Written exercise: From the listing, collect all lines containing the word "chart".
# Start of Material
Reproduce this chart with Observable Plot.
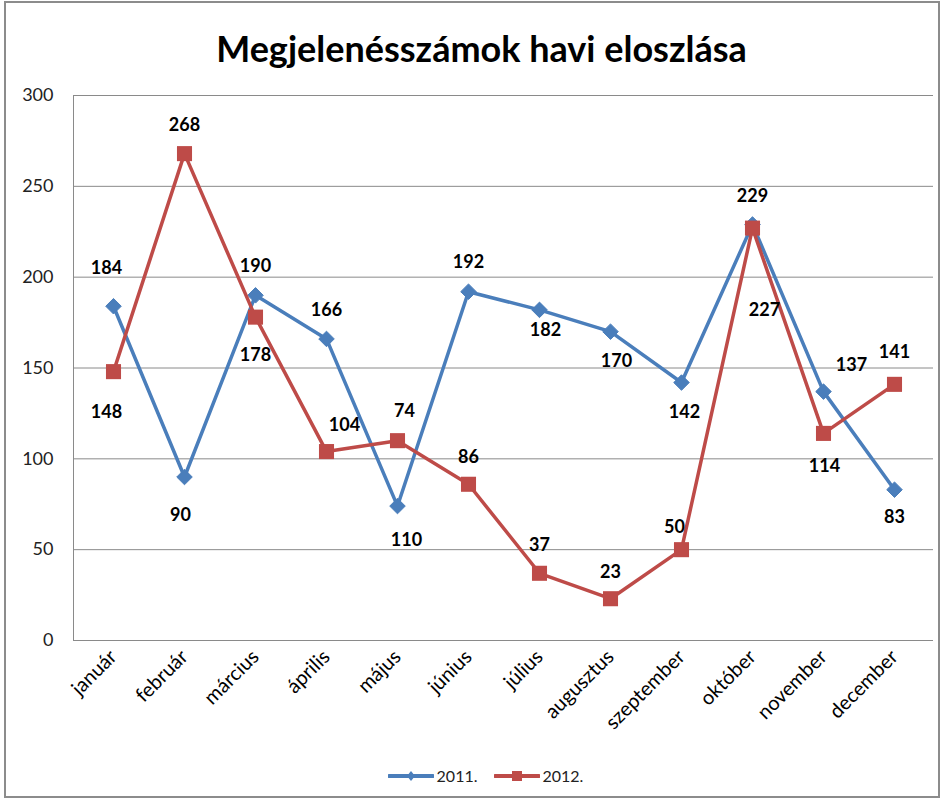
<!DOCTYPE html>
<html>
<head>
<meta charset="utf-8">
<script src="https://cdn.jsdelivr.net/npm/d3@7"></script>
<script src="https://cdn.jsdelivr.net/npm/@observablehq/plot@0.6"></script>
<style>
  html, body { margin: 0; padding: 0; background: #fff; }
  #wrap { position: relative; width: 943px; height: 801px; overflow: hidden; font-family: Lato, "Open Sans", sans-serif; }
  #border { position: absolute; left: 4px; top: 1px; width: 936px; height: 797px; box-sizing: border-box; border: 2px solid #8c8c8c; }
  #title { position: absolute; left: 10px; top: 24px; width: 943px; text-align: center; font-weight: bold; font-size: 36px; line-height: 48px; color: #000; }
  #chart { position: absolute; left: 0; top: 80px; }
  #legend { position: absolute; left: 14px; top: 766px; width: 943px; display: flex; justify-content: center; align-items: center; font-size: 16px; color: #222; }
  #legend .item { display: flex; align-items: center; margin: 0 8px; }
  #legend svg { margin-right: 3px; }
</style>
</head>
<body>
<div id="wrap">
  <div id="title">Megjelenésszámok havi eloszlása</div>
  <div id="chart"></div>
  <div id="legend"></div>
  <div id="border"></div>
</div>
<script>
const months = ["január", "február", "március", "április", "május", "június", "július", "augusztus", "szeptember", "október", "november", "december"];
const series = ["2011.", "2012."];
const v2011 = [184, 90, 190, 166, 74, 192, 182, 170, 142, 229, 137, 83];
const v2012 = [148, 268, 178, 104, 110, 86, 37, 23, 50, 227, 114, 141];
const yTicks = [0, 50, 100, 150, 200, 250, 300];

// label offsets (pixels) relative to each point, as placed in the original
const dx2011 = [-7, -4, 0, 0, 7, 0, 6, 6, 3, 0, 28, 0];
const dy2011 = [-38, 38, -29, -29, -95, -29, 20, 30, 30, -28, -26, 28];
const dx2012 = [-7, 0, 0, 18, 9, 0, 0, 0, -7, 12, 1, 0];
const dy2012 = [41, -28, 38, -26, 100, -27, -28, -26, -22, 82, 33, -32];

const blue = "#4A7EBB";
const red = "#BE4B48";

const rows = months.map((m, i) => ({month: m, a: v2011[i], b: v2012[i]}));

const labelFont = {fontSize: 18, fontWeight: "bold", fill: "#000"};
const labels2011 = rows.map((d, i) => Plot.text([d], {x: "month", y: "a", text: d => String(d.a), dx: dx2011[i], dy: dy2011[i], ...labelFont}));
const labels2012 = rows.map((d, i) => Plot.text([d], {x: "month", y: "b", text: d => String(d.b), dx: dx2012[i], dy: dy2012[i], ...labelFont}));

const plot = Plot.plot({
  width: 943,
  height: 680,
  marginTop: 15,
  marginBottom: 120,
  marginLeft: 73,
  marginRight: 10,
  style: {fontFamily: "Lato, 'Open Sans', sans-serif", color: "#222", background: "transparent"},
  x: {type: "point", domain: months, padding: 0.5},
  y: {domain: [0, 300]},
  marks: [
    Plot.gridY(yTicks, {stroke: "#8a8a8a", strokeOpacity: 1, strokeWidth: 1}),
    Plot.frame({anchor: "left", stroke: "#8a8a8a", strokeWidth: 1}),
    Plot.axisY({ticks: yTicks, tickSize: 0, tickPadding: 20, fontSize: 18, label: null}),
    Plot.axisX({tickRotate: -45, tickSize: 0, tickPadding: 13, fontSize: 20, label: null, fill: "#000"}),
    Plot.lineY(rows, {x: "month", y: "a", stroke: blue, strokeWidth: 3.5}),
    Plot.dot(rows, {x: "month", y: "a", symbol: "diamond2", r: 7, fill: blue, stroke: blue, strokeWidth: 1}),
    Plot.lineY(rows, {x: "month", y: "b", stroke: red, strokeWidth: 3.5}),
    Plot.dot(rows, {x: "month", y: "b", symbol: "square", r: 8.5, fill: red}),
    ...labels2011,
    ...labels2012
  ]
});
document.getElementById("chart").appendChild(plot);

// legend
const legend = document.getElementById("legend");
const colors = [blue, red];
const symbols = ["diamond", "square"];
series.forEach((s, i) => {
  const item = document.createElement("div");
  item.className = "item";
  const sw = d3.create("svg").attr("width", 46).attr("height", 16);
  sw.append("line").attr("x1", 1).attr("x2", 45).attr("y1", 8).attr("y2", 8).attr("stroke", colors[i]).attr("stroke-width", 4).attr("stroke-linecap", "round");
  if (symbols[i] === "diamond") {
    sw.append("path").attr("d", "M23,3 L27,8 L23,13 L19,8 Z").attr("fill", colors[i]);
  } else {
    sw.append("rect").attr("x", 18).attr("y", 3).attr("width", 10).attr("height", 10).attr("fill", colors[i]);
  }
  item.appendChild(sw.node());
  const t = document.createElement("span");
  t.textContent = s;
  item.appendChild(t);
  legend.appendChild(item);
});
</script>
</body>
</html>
# End of Material
Written response:
Reproduce this chart with Observable Plot.
  #chart { position: absolute; left: 0; top: 80px; }
  <div id="chart"></div>
document.getElementById("chart").appendChild(plot);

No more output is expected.